Pünktlich um 10 Uhr endet das Gewitter. Das Zeitfenster muß ich nutzen. Also starte ich und folge der Hauptstraße hinab ins Tal. Ich fahre langsam um nicht zu naß zu werden. Im Tal erreiche ich Fiera di Primiero und wähne mich schon als Sieger ...





... denn die Wolken habe ich hinter mir gelassen.

Doch auf der Weiterfahrt durch das Valle Schener ...





... traue ich mich aus dem zweiten Tunnel nicht mehr raus, da der Himmel seine Schleusen öffnen.

Hinter einer Leitplanke sehe ich zu, wie es abwechseln stark regned und dann wieder wolkenbruchartig schüttet. Ich hüpfe und laufe auf der Stelle um mich warm zu halten ... komischer Alpencross heuer.

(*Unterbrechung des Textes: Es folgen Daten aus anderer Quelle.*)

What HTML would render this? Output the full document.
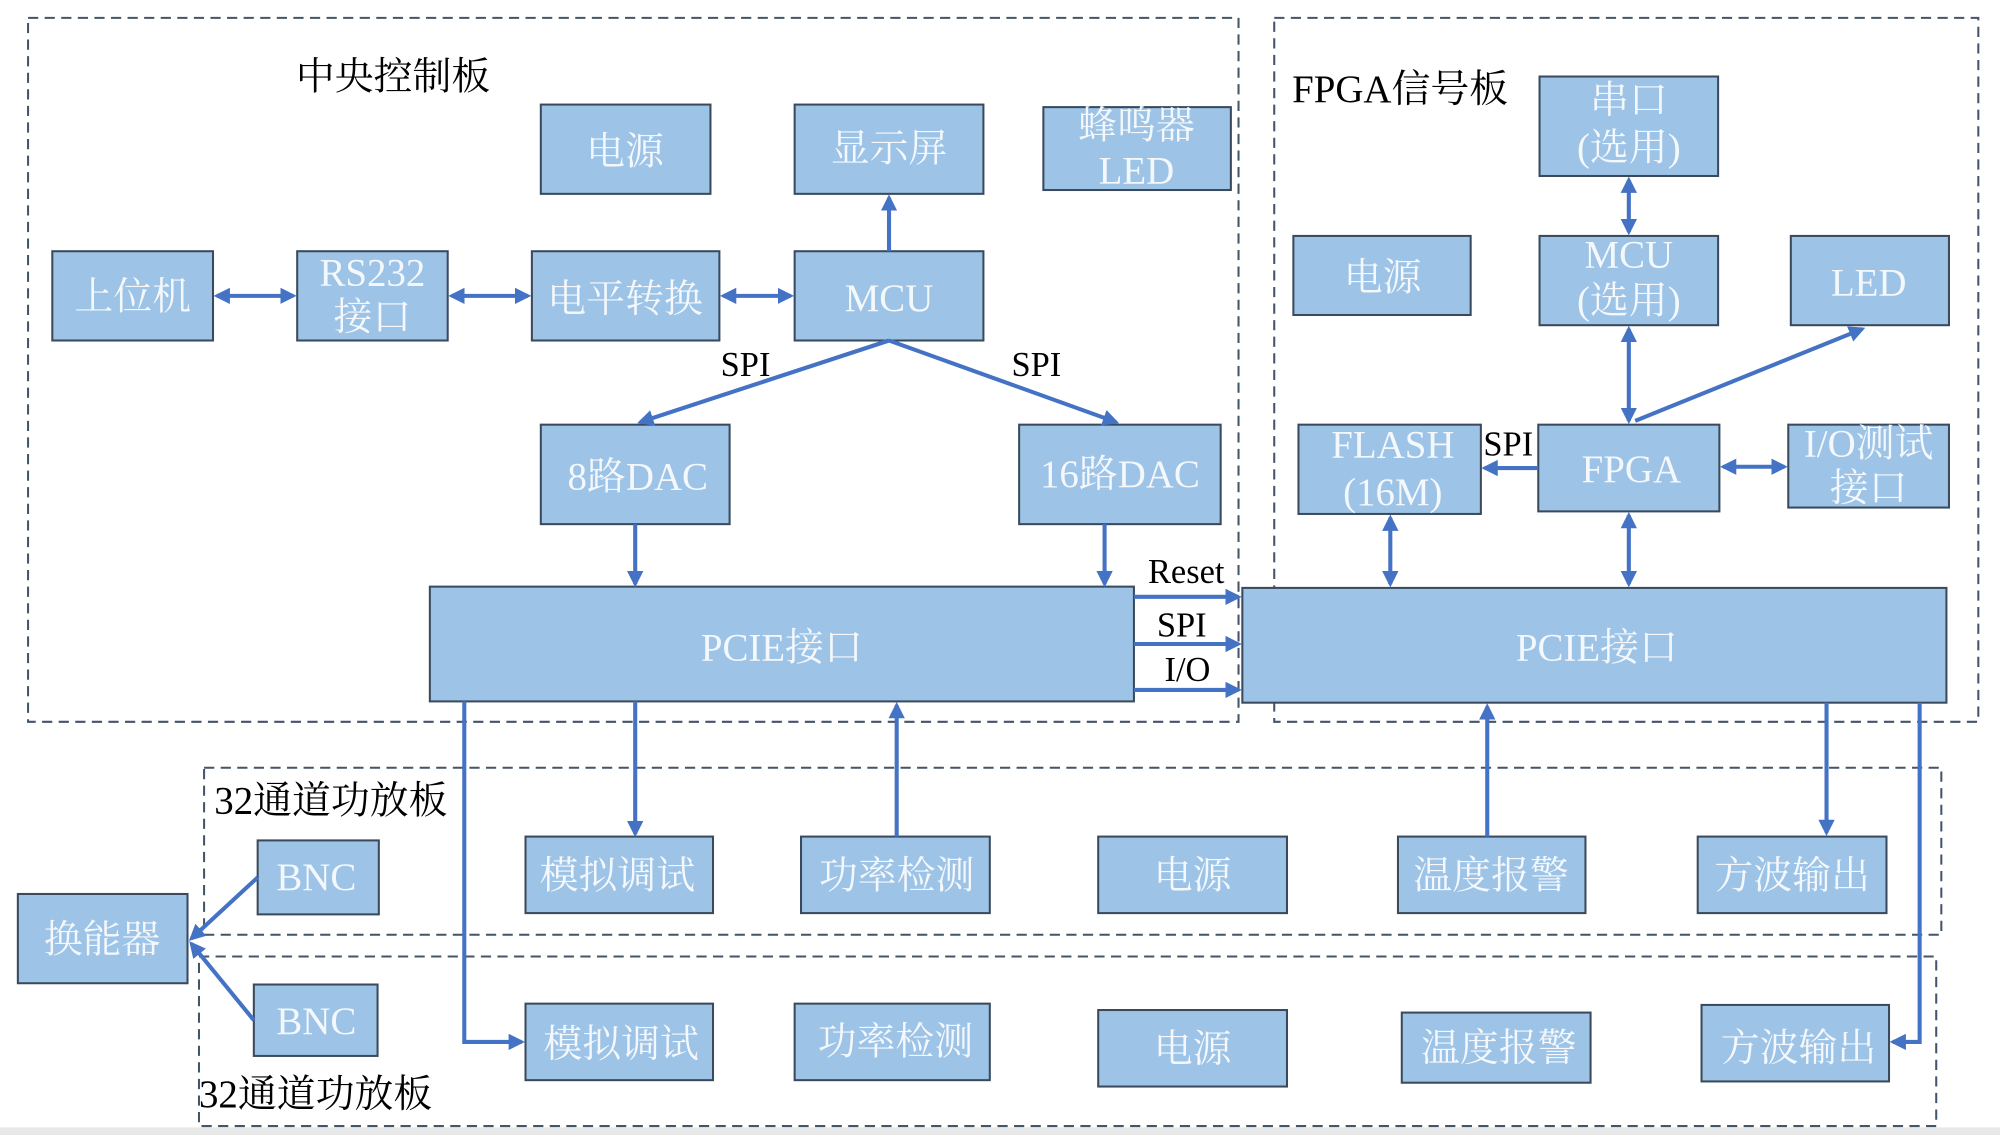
<!DOCTYPE html>
<html><head><meta charset="utf-8">
<style>
html,body{margin:0;padding:0;background:#fff;}
svg{display:block;}
.b{fill:#9dc3e6;stroke:#3a4a5c;stroke-width:1.6;}
.t{font-family:"Liberation Serif","Noto Serif CJK SC",serif;fill:#f4f8fc;font-size:30.5px;text-anchor:middle;dominant-baseline:central;}
.l{font-family:"Liberation Serif","Noto Serif CJK SC",serif;fill:#000;font-size:30.5px;}
.d{fill:none;stroke:#44546a;stroke-width:1.6;stroke-dasharray:8,5;}
.a{fill:none;stroke:#4472c4;stroke-width:3.2;}
</style></head><body>
<svg width="2000" height="1135" viewBox="0 0 1568 890" preserveAspectRatio="none" xmlns="http://www.w3.org/2000/svg">
<defs>
<marker id="m" viewBox="0 0 10 10" refX="8" refY="5" markerWidth="4" markerHeight="4" orient="auto-start-reverse"><path d="M0,0 L10,5 L0,10 z" fill="#4472c4"/></marker>
</defs>
<rect x="0" y="0" width="1568" height="890" fill="#fff"/>
<rect x="0" y="884" width="1568" height="6" fill="#e8e8e8"/>
<rect class="d" x="22" y="14" width="949" height="552"/>
<rect class="d" x="999" y="14" width="552" height="552"/>
<rect class="d" x="160" y="602" width="1362" height="131"/>
<rect class="d" x="156" y="750" width="1362" height="133"/>
<text class="l" x="232" y="70">中央控制板</text>
<text class="l" x="1013" y="80">FPGA信号板</text>
<text class="l" x="168" y="638">32通道功放板</text>
<text class="l" x="156" y="868">32通道功放板</text>
<rect class="b" x="424" y="82" width="133" height="70"/><text class="t" x="490" y="119">电源</text>
<rect class="b" x="623" y="82" width="148" height="70"/><text class="t" x="697" y="117">显示屏</text>
<rect class="b" x="818" y="84" width="147" height="65"/><text class="t" x="891" y="99">蜂鸣器</text><text class="t" x="891" y="134">LED</text>
<rect class="b" x="41" y="197" width="126" height="70"/><text class="t" x="104" y="233">上位机</text>
<rect class="b" x="233" y="197" width="118" height="70"/><text class="t" x="292" y="214">RS232</text><text class="t" x="292" y="249">接口</text>
<rect class="b" x="417" y="197" width="147" height="70"/><text class="t" x="490" y="235">电平转换</text>
<rect class="b" x="623" y="197" width="148" height="70"/><text class="t" x="697" y="234">MCU</text>
<rect class="b" x="424" y="333" width="148" height="78"/><text class="t" x="500" y="374">8路DAC</text>
<rect class="b" x="799" y="333" width="158" height="78"/><text class="t" x="878" y="372">16路DAC</text>
<rect class="b" x="337" y="460" width="552" height="90"/><text class="t" x="613" y="508">PCIE接口</text>
<rect class="b" x="1207" y="60" width="140" height="78"/><text class="t" x="1277" y="79">串口</text><text class="t" x="1277" y="116">(选用)</text>
<rect class="b" x="1014" y="185" width="139" height="62"/><text class="t" x="1084" y="218">电源</text>
<rect class="b" x="1207" y="185" width="140" height="70"/><text class="t" x="1277" y="200">MCU</text><text class="t" x="1277" y="236">(选用)</text>
<rect class="b" x="1404" y="185" width="124" height="70"/><text class="t" x="1465" y="222">LED</text>
<rect class="b" x="1018" y="333" width="143" height="70"/><text class="t" x="1092" y="349">FLASH</text><text class="t" x="1092" y="386">(16M)</text>
<rect class="b" x="1206" y="333" width="142" height="68"/><text class="t" x="1279" y="368">FPGA</text>
<rect class="b" x="1402" y="333" width="126" height="65"/><text class="t" x="1465" y="348">I/O测试</text><text class="t" x="1465" y="383">接口</text>
<rect class="b" x="974" y="461" width="552" height="90"/><text class="t" x="1252" y="508">PCIE接口</text>
<rect class="b" x="202" y="659" width="95" height="58"/><text class="t" x="248" y="688">BNC</text>
<rect class="b" x="412" y="656" width="147" height="60"/><text class="t" x="484" y="687">模拟调试</text>
<rect class="b" x="628" y="656" width="148" height="60"/><text class="t" x="703" y="687">功率检测</text>
<rect class="b" x="861" y="656" width="148" height="60"/><text class="t" x="935" y="687">电源</text>
<rect class="b" x="1096" y="656" width="147" height="60"/><text class="t" x="1169" y="687">温度报警</text>
<rect class="b" x="1331" y="656" width="148" height="60"/><text class="t" x="1405" y="687">方波输出</text>
<rect class="b" x="14" y="701" width="133" height="70"/><text class="t" x="80" y="737">换能器</text>
<rect class="b" x="199" y="772" width="97" height="56"/><text class="t" x="248" y="801">BNC</text>
<rect class="b" x="412" y="787" width="147" height="60"/><text class="t" x="487" y="819">模拟调试</text>
<rect class="b" x="623" y="787" width="153" height="60"/><text class="t" x="702" y="817">功率检测</text>
<rect class="b" x="861" y="792" width="148" height="60"/><text class="t" x="935" y="823">电源</text>
<rect class="b" x="1099" y="794" width="148" height="55"/><text class="t" x="1175" y="822">温度报警</text>
<rect class="b" x="1334" y="788" width="147" height="60"/><text class="t" x="1410" y="822">方波输出</text>
<line class="a" x1="170" y1="232" x2="230" y2="232" marker-start="url(#m)" marker-end="url(#m)"/>
<line class="a" x1="354" y1="232" x2="414" y2="232" marker-start="url(#m)" marker-end="url(#m)"/>
<line class="a" x1="567" y1="232" x2="620" y2="232" marker-start="url(#m)" marker-end="url(#m)"/>
<line class="a" x1="697" y1="197" x2="697" y2="155" marker-end="url(#m)"/>
<line class="a" x1="697" y1="267" x2="502" y2="331" marker-end="url(#m)"/>
<line class="a" x1="697" y1="267" x2="875" y2="331" marker-end="url(#m)"/>
<text class="l" x="565" y="295" style="font-size:27px">SPI</text>
<text class="l" x="793" y="295" style="font-size:27px">SPI</text>
<line class="a" x1="498" y1="411" x2="498" y2="458" marker-end="url(#m)"/>
<line class="a" x1="866" y1="411" x2="866" y2="458" marker-end="url(#m)"/>
<line class="a" x1="889" y1="468" x2="971" y2="468" marker-end="url(#m)"/>
<line class="a" x1="889" y1="505" x2="971" y2="505" marker-end="url(#m)"/>
<line class="a" x1="889" y1="541" x2="971" y2="541" marker-end="url(#m)"/>
<text class="l" x="900" y="457" style="font-size:27px">Reset</text>
<text class="l" x="907" y="499" style="font-size:27px">SPI</text>
<text class="l" x="913" y="534" style="font-size:27px">I/O</text>
<line class="a" x1="498" y1="550" x2="498" y2="654" marker-end="url(#m)"/>
<line class="a" x1="703" y1="656" x2="703" y2="553" marker-end="url(#m)"/>
<polyline class="a" points="364,550 364,817 409,817" marker-end="url(#m)"/>
<line class="a" x1="1277" y1="141" x2="1277" y2="182" marker-start="url(#m)" marker-end="url(#m)"/>
<line class="a" x1="1277" y1="258" x2="1277" y2="330" marker-start="url(#m)" marker-end="url(#m)"/>
<line class="a" x1="1282" y1="330" x2="1460" y2="258" marker-end="url(#m)"/>
<line class="a" x1="1206" y1="367" x2="1164" y2="367" marker-end="url(#m)"/>
<text class="l" x="1163" y="357" style="font-size:27px">SPI</text>
<line class="a" x1="1351" y1="366" x2="1399" y2="366" marker-start="url(#m)" marker-end="url(#m)"/>
<line class="a" x1="1090" y1="406" x2="1090" y2="458" marker-start="url(#m)" marker-end="url(#m)"/>
<line class="a" x1="1277" y1="404" x2="1277" y2="458" marker-start="url(#m)" marker-end="url(#m)"/>
<line class="a" x1="1166" y1="656" x2="1166" y2="554" marker-end="url(#m)"/>
<line class="a" x1="1432" y1="551" x2="1432" y2="653" marker-end="url(#m)"/>
<polyline class="a" points="1505,551 1505,817 1484,817" marker-end="url(#m)"/>
<line class="a" x1="202" y1="688" x2="150" y2="736" marker-end="url(#m)"/>
<line class="a" x1="199" y1="800" x2="150" y2="740" marker-end="url(#m)"/>
</svg>
</body></html>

Nach 45 Minuten hört es auf und ich ergreife die Flucht. Ich folge dem Tal weiter, durchfahre todesmutig so manchen Tunnel ... ich habe ein Licht dabei ... und komme letztendlich in Arsie an. Nichts los in dem Kaff, kein Mensch auf der Straße ... fast zum fürchten.
Ich bemühe Google Maps und sehe ein paar Kilometer weiter in Rocca ein Albergo ... nichts wie hin. Dort stehen auch die MTBs der Gruppe, die ich während der Abfahrt getroffen habe. Also schnell rein, Zimmer ist frei ... meins.


----------



## dede (3. August 2012)

:-(( Vom Wetterglück gesegnet warst du wirklich nicht....


----------



## Trekiger (3. August 2012)

13.07.12, 21:00: Rocca, Venetien, 292 hm

Zwei Bier auf der Terrasse, dann waschen und eine Runde schlafen ... so beende ich den Nachmittag.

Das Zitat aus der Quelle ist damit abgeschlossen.